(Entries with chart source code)
• • • • • • •
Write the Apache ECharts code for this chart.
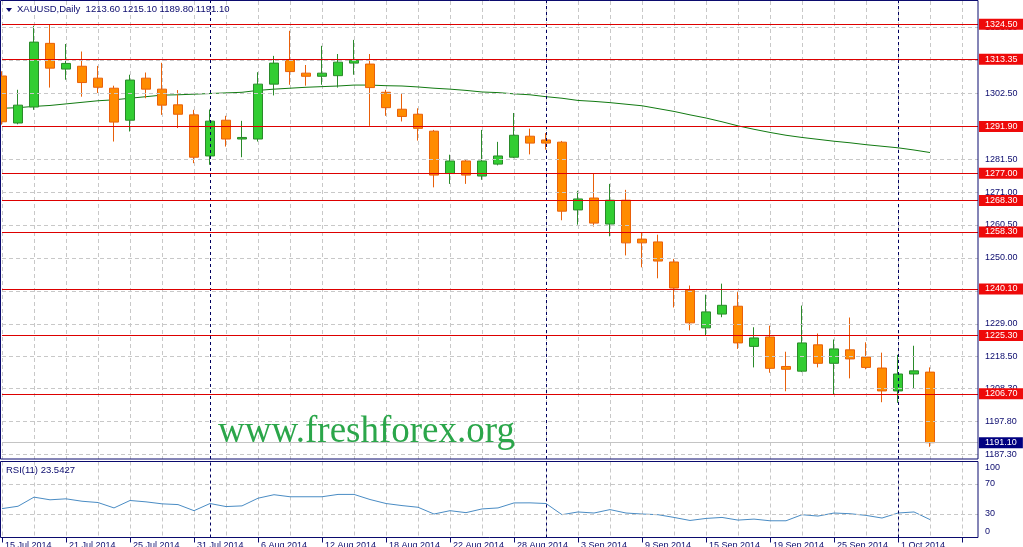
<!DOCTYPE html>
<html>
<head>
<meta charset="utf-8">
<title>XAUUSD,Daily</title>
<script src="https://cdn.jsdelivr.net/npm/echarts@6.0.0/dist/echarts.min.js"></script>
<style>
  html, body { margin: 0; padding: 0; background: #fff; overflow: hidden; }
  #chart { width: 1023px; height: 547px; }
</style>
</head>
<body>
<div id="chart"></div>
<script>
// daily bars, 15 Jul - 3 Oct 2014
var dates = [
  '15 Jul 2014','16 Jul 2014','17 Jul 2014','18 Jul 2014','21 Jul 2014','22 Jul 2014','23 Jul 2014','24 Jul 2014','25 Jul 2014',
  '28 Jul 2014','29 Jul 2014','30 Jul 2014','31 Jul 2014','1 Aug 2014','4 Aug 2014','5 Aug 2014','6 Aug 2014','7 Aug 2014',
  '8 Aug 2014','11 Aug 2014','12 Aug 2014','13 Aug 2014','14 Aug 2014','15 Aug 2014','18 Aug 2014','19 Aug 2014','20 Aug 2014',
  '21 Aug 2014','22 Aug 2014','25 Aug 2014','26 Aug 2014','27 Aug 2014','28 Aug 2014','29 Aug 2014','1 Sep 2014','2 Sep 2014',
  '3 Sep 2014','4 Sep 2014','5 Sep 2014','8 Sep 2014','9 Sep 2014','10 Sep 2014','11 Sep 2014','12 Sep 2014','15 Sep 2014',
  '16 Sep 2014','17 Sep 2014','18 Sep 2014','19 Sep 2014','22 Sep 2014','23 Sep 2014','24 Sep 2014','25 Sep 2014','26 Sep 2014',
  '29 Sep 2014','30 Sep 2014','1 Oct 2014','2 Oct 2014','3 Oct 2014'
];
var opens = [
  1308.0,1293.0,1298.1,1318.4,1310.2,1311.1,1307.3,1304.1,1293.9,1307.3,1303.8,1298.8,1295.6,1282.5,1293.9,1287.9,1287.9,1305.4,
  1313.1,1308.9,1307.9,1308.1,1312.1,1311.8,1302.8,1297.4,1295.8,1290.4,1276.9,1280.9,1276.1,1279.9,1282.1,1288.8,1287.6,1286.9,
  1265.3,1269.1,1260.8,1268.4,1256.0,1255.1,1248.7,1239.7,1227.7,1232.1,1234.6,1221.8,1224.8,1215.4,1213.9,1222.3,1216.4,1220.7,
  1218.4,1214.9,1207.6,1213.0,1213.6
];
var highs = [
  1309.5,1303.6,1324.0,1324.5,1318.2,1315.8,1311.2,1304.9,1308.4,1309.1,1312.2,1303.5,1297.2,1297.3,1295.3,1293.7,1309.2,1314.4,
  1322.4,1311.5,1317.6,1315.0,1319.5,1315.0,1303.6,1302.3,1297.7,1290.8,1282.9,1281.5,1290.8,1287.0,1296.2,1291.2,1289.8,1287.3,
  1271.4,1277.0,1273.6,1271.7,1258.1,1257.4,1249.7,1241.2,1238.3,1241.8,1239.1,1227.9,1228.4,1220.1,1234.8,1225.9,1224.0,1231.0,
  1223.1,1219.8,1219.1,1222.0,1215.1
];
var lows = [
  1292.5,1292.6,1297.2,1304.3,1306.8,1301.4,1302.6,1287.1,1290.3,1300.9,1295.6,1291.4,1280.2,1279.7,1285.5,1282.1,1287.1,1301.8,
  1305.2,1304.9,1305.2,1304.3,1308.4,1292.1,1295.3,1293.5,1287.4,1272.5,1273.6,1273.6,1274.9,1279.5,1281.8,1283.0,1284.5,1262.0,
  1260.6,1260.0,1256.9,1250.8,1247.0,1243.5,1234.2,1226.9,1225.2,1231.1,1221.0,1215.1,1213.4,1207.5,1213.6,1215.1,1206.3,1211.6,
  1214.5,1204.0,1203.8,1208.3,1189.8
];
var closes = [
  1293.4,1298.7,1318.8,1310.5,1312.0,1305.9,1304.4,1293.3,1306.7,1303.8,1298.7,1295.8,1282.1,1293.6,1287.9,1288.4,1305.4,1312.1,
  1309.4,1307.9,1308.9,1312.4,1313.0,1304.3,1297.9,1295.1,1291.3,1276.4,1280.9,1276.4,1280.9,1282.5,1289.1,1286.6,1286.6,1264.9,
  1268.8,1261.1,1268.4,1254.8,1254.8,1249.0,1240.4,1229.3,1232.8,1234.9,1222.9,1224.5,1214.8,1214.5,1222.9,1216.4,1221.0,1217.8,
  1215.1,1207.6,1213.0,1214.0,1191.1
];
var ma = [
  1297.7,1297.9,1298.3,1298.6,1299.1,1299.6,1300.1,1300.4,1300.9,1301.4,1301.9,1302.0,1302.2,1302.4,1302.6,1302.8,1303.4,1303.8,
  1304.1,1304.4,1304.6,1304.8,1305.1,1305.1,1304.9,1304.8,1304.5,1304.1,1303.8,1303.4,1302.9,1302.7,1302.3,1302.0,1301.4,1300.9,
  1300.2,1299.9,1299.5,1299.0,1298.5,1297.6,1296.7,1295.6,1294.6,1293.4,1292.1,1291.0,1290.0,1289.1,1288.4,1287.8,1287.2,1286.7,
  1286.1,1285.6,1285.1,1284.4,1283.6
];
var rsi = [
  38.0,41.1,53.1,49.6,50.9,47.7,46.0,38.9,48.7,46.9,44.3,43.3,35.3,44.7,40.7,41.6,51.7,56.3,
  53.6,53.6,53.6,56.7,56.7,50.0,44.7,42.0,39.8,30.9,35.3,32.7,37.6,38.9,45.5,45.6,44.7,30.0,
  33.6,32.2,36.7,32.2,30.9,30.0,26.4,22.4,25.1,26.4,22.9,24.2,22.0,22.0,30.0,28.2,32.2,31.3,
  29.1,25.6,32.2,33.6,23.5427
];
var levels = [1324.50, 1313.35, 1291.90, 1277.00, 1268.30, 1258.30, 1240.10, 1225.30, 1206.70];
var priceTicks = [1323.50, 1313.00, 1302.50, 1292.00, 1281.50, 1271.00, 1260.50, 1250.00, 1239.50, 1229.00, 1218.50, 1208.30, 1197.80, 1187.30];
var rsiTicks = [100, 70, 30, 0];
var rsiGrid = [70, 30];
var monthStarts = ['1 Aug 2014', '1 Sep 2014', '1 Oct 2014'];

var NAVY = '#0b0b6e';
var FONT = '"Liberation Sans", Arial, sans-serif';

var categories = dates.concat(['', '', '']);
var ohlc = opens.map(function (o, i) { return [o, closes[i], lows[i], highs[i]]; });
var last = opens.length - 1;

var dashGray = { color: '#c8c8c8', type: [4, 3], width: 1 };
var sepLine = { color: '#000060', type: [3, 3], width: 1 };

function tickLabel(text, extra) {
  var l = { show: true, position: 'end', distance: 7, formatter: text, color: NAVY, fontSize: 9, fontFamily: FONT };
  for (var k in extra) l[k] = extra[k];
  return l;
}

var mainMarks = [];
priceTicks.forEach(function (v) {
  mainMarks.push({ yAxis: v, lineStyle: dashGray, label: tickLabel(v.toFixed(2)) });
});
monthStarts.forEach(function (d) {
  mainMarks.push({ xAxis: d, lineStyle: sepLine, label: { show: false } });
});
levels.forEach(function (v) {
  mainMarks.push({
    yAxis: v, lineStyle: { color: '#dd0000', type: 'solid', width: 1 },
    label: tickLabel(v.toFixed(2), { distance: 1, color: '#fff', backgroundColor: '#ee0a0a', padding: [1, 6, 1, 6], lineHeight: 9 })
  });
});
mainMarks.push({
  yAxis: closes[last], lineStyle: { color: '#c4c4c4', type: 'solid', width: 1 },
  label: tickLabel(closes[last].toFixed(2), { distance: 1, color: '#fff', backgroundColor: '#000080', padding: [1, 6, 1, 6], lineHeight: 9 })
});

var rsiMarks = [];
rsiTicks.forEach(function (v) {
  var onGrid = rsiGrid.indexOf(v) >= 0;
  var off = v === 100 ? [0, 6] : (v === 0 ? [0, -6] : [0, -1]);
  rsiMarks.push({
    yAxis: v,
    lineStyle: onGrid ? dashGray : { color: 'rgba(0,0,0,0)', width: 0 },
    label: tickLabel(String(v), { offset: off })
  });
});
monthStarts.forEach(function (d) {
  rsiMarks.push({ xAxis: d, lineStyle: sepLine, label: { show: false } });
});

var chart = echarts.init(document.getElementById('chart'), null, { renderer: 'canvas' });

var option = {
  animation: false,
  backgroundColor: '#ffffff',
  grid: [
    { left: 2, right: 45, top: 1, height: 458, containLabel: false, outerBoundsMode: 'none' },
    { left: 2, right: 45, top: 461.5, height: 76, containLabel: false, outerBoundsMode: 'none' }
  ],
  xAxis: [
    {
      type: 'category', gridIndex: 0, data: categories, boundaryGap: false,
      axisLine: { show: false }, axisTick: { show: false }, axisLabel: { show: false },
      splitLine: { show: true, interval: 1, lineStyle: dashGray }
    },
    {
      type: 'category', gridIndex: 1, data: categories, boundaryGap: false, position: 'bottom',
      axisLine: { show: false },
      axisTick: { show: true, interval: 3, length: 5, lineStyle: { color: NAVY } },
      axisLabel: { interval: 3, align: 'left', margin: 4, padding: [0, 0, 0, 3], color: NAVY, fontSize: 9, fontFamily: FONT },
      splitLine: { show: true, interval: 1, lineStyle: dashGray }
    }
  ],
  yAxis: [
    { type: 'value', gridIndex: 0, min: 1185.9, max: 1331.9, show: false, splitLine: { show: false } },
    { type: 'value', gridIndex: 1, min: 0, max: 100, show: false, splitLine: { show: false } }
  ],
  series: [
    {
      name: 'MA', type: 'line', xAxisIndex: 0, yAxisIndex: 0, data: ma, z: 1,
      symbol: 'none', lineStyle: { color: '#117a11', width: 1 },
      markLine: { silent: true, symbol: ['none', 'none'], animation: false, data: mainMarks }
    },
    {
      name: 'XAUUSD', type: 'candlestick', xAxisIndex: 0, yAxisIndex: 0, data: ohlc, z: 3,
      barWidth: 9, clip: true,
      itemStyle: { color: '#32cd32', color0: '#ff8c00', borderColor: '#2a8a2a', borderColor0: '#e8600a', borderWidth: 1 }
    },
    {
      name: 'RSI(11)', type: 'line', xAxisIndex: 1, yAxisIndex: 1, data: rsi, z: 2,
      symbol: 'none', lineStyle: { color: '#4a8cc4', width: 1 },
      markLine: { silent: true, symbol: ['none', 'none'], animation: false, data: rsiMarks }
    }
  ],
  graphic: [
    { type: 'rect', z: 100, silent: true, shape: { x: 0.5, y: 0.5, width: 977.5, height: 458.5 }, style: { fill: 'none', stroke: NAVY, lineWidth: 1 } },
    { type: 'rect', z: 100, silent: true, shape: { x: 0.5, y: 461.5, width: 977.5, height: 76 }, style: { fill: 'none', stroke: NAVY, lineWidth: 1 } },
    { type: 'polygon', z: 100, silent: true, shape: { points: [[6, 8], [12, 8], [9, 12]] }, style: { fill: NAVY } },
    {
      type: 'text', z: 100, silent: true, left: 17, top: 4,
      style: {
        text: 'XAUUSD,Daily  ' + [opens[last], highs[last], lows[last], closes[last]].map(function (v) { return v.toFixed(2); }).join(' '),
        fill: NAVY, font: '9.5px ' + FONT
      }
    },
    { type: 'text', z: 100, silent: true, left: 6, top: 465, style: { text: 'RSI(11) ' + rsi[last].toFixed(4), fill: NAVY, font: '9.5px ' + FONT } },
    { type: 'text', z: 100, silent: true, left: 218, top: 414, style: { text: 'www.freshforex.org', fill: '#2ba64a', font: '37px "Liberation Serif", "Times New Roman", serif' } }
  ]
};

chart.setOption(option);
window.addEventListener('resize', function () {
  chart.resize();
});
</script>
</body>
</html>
• • • • • • •
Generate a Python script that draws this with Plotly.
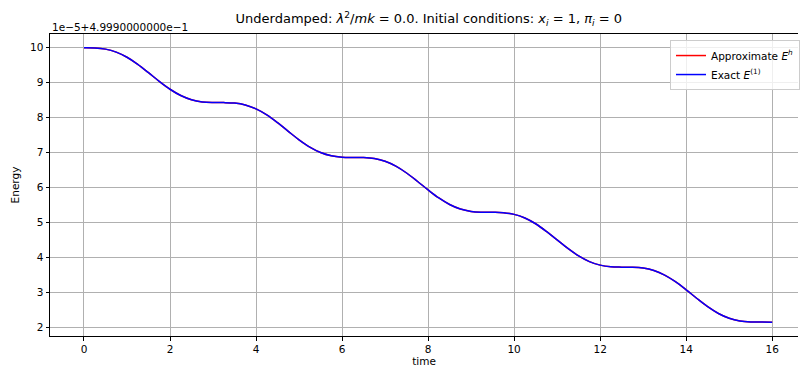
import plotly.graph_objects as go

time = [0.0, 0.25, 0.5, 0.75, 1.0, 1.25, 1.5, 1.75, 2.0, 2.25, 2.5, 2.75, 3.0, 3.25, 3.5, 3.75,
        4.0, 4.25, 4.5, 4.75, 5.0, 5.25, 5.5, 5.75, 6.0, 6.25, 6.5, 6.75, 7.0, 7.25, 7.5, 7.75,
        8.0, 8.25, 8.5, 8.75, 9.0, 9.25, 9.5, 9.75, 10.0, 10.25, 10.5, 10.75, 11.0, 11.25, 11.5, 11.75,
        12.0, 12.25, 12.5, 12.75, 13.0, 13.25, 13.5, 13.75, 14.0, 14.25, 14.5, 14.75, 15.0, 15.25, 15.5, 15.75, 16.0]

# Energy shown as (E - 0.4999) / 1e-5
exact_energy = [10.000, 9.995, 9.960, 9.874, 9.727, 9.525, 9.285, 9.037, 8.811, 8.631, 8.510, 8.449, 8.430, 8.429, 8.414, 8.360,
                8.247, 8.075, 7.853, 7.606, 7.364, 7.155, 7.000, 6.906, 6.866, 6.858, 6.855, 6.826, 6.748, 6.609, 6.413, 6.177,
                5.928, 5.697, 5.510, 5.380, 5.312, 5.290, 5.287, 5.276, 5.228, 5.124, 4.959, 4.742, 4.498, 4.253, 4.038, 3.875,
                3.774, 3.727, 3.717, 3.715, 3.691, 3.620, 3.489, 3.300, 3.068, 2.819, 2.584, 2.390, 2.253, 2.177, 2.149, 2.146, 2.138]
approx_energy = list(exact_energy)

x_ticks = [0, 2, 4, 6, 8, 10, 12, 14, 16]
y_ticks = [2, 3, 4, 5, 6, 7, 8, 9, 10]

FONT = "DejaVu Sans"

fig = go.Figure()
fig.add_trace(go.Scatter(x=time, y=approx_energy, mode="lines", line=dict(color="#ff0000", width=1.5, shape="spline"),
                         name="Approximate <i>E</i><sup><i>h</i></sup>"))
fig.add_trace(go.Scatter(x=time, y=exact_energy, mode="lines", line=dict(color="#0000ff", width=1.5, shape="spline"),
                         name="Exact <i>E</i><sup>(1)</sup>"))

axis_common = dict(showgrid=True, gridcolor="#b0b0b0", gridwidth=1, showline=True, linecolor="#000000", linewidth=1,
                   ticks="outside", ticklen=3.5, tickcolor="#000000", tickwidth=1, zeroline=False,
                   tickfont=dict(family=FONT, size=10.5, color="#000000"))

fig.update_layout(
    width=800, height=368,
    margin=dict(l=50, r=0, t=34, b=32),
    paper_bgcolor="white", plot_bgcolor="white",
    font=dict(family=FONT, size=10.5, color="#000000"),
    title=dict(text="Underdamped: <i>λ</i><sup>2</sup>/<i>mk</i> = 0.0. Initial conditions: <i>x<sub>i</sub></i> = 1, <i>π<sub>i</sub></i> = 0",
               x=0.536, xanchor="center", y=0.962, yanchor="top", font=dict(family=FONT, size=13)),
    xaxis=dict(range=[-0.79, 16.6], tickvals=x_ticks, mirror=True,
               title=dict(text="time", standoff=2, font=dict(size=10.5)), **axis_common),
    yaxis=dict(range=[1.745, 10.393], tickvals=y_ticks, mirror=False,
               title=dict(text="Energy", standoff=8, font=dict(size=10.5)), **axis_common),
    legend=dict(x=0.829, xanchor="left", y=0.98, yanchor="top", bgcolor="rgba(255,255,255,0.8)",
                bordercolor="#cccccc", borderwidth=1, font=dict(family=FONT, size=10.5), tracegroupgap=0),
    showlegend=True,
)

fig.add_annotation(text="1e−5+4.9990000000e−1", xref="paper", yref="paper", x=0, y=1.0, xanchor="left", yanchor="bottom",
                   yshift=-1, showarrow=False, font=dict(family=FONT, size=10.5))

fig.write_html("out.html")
• • • • • • •
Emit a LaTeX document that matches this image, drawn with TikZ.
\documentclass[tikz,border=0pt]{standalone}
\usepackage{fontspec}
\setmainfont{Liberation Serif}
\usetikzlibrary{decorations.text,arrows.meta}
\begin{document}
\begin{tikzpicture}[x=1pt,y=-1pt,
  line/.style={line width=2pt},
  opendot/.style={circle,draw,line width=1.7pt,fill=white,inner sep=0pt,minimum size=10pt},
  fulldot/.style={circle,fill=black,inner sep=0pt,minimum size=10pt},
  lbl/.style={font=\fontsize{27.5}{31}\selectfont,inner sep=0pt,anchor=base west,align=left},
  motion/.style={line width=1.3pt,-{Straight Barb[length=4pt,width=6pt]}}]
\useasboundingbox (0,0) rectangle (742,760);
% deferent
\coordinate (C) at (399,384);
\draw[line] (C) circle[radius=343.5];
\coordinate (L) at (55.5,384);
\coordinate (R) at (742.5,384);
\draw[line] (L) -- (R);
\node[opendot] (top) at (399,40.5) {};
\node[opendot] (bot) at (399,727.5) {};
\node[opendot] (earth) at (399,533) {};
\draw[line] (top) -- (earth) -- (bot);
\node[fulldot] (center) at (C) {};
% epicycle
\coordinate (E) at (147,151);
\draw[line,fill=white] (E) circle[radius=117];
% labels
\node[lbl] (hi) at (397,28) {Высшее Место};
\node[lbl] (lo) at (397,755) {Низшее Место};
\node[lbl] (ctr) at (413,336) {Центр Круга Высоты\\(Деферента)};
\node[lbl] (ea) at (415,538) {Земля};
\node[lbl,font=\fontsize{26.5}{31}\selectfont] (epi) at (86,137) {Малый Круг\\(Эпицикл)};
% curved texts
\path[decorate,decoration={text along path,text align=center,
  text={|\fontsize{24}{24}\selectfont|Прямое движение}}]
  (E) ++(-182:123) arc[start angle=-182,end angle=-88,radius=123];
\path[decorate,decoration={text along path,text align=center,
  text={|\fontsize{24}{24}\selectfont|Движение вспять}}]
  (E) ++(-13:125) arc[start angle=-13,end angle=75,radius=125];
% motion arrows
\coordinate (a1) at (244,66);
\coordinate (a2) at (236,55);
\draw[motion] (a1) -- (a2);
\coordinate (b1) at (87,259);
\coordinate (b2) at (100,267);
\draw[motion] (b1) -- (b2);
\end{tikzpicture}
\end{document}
• • • • • • •
Reproduce the entries exactly, from the line with "Generate a Python" to the line with "15.5, 15.75, 16.0]", both lines included, keeping no pictures.

> [EXERCISE ANSWER]:
Generate a Python script that draws this with Plotly.
import plotly.graph_objects as go

time = [0.0, 0.25, 0.5, 0.75, 1.0, 1.25, 1.5, 1.75, 2.0, 2.25, 2.5, 2.75, 3.0, 3.25, 3.5, 3.75,
        4.0, 4.25, 4.5, 4.75, 5.0, 5.25, 5.5, 5.75, 6.0, 6.25, 6.5, 6.75, 7.0, 7.25, 7.5, 7.75,
        8.0, 8.25, 8.5, 8.75, 9.0, 9.25, 9.5, 9.75, 10.0, 10.25, 10.5, 10.75, 11.0, 11.25, 11.5, 11.75,
        12.0, 12.25, 12.5, 12.75, 13.0, 13.25, 13.5, 13.75, 14.0, 14.25, 14.5, 14.75, 15.0, 15.25, 15.5, 15.75, 16.0]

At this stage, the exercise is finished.